How To Prepare For Unexpected Opportunities

“I Carried a Watermelon”

This is a line from one of my all-time favorite movies, “ Dirty Dancing.”We all have those moments. Moments where you wish you knew what to say. Instead, you just kind of blurt something out and immediately wish you could take it back.

That is how I felt, for the longest time. Every time someone very senior happened to catch me in line at the cafeteria or by the printer and asked “How is it going?” The best answer I had was, “Great…” followed by an awkward pause.

If you find yourself not knowing what to say when really senior people greet you, you’re not alone.
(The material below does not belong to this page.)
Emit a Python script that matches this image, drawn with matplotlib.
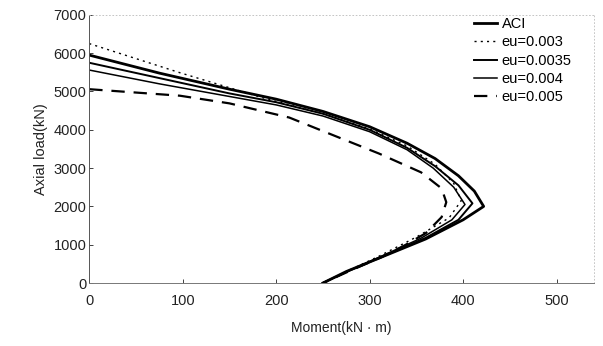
import matplotlib
matplotlib.use("Agg")
import matplotlib.pyplot as plt

plt.rcParams['font.family'] = ['Liberation Sans', 'DejaVu Sans']

# Interaction diagram data: moment (kN·m) vs axial load (kN)
aci_m = [0, 75, 150, 200, 250, 300, 340, 370, 395, 412, 422, 400, 360, 310, 275, 250]
aci_p = [5950, 5480, 5060, 4800, 4480, 4080, 3650, 3250, 2800, 2400, 2000, 1650, 1150, 650, 300, 0]

eu003_m = [0, 97, 185, 250, 300, 340, 370, 390, 398, 385, 350, 310, 275, 250]
eu003_p = [6250, 5490, 4840, 4420, 4020, 3580, 3100, 2600, 2150, 1700, 1200, 700, 300, 0]

eu0035_m = [0, 75, 150, 200, 250, 300, 340, 370, 395, 410, 395, 360, 310, 275, 250]
eu0035_p = [5750, 5350, 4950, 4720, 4420, 4000, 3530, 3050, 2550, 2080, 1650, 1180, 650, 290, 0]

eu004_m = [0, 75, 150, 200, 250, 300, 340, 368, 390, 402, 388, 355, 308, 275, 250]
eu004_p = [5560, 5200, 4870, 4650, 4360, 3950, 3480, 3000, 2500, 2050, 1650, 1170, 650, 290, 0]

eu005_m = [0, 97, 150, 214, 267, 310, 355, 377, 382, 377, 360, 338, 313, 280, 250]
eu005_p = [5060, 4890, 4690, 4320, 3800, 3380, 2890, 2470, 2110, 1720, 1300, 990, 680, 330, 0]

x_ticks = [0, 100, 200, 300, 400, 500]
y_ticks = [0, 1000, 2000, 3000, 4000, 5000, 6000, 7000]

fig = plt.figure(figsize=(6.03, 3.46), dpi=100)
ax = fig.add_axes([0.148, 0.182, 0.837, 0.775])

ax.plot(aci_m, aci_p, color='black', lw=2.0, label='ACI')
ax.plot(eu003_m, eu003_p, color='black', lw=1.0, linestyle=(0, (1.5, 3)), label='eu=0.003')
ax.plot(eu0035_m, eu0035_p, color='black', lw=1.4, label='eu=0.0035')
ax.plot(eu004_m, eu004_p, color='black', lw=1.1, label='eu=0.004')
ax.plot(eu005_m, eu005_p, color='black', lw=1.6, linestyle=(0, (6, 4)), label='eu=0.005')

ax.set_xlim(0, 540)
ax.set_ylim(0, 7000)
ax.set_xticks(x_ticks)
ax.set_yticks(y_ticks)
ax.tick_params(direction='in', length=3, width=0.6, labelsize=10.5, colors='#222222')
ax.tick_params(axis='x', pad=8)
ax.tick_params(axis='y', pad=2)

ax.set_xlabel('Moment(kN · m)', fontsize=10, color='#222222', labelpad=9)
ax.set_ylabel('Axial load(kN)', fontsize=10.5, color='#222222', labelpad=4)

ax.spines['left'].set_color('#555555')
ax.spines['left'].set_linewidth(0.7)
ax.spines['bottom'].set_color('#777777')
ax.spines['bottom'].set_linewidth(0.7)
ax.spines['bottom'].set_linestyle((0, (5, 1)))
for s in ('top', 'right'):
    ax.spines[s].set_color('#bbbbbb')
    ax.spines[s].set_linewidth(0.6)
    ax.spines[s].set_linestyle((0, (1, 3)))

leg = ax.legend(loc='upper left', bbox_to_anchor=(0.745, 1.025), frameon=False,
                fontsize=10.5, handlelength=1.6, handletextpad=0.3,
                labelspacing=0.3, borderaxespad=0.2)

fig.savefig('out.png', dpi=100)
What are you supposed say? Does she really want to know how you’re doing? Has your boss told this senior person about the recent mistake you made? Should you give her an update on the new report you’ve been working on? Does she even know your name?!

Chances are, she was just being friendly. A detailed update on the new report would have been TMI but just saying “Great…” (like I was) is missing out on a chance to engage someone who could be important to your career.

Most of us realize that these are actually mini opportunities to raise your visibility and to leave an impression with someone you might not otherwise get “airtime” with. The trick is to turn these “watermelon” moments into such opportunities with the art of what I have been calling the “Greet and Give”: Greet the person and then quickly give them a sentence or two of useful information. 

This does mean you would have to do your homework and know what your senior managers really care about – something you should be doing anyway. Always having a good sense of what they are focused on or even worried about is the secret to engaging them in a meaningful way.

The next time you bump into your manager’s boss, try something like “Hi – I am about to go see (insert important client name), I will let you know if we get any feedback on the project we are working on with them.”

Don’t overthink it. Avoid TMI (remember just 1-2 sentences). And PRACTICE.

Over time, you will find that you are more confident and less likely to botch another chance to boost your visibility.